By Barbara Starr
Update: Perry repeated his accusation in Monday night's debate.
The quick response from the U.S. military and the Obama administration to condemn the Marines in that now infamous video has some, including a Republican presidential candidate, questioning if this was unfair to those involved.
The video of the four Marines urinating on bodies that may be Taliban fighters has resulted in a military investigation that could lead to criminal charges against the Marines.
"What is really disturbing to me is just, kind of, the over-the-top rhetoric from this administration and their disdain for the military," said Texas governor and Republican presidential candidate Rick Perry on CNN's State of the Union. "I mean, these kids made a mistake. There's not any doubt about it. They shouldn't have done it. It's bad. But to call it a criminal act, I think, is over the top."
One Marine Corps colonel, a veteran of Iraq, condemned the act, but thought there were just too many statements of outrage from too many high ranking officials including Secretary of Defense Leon Panetta, Secretary of State Hillary Clinton, the commandant of the Marine Corps and the top commanders in Afghanistan and other high ranking administration officials.
"Young Marines have been doing stupid things forever, and they will keep doing them. Are we overreacting by having all these high level folks put out statements of outrage?" the colonel wondered. The colonel would only speak if no name was used.
Another colonel, a combat veteran of Helmand province in Afghanistan, where the four Marines are believed to have done their deed, was blunt in a different way but also spoke to me only if no named was used because the colonel was not authorized to speak to the media,
"I would have court martialed them right away," snapped the colonel.
One of the most respected pro-military voices in Congress, Sen. John McCain, R-Arizona, said he had no problem with the Marine Corps looking into the possibility of criminal charges.

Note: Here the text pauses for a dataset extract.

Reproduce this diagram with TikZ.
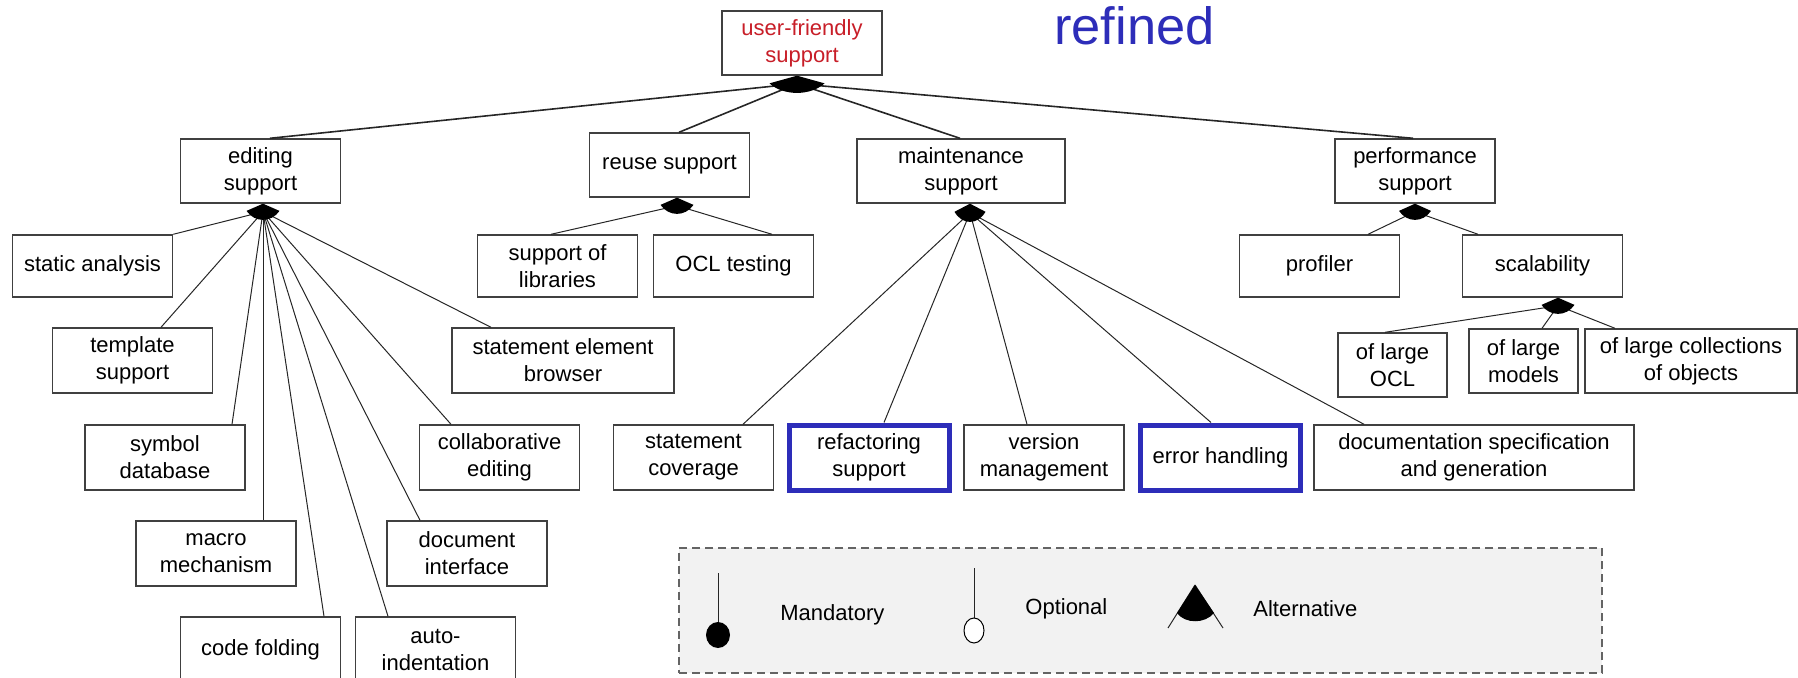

"I don't object to the commandant of the Marine Corps looking into this. It's a breakdown in discipline, is what it is," McCain told Candy Crowley on CNN's State of the Union. He added that in the U.S. military "we don't lower ourselves to the level of the enemy."
So who's right? Has the response been too much?
Legally there isn't room for debate. The matter has to be investigated. Under the Geneva Conventions and laws governing warfare, the appropriate treatment of war dead, as well as wounded and captured personnel, is an absolute requirement. A major reason for this is every country, including the United States, wants its troops correctly treated, therefore it must do the same for everyone else. If this is not adhered to, how can you object the next time U.S. bodies are desecrated as they were when dead troops were dragged through Mogadishu?
In fact, legal experts say, a violation of the Geneva Conventions could be considered a war crime.
And if the troops didn't know that, then there are their own regulations. For years, U.S. troops in both Iraq and Afghanistan have operated under the so-called "General Order #1," which governs personal behavior in the war zone. No drinking, no pornography and no desecration and taking pictures of dead bodies.
So the question now for the Marine Corps is what to do about all of this? Throw the book at these young troops to make an example of them? Put them in jail? Or just discharge them, ending their careers?
Senior officials have said they are concerned about adverse Islamic reaction around the world, reaction that has yet to actually emerge. If it does in the coming days, will the punishment be more severe? If there is little reaction, will they just quietly go away?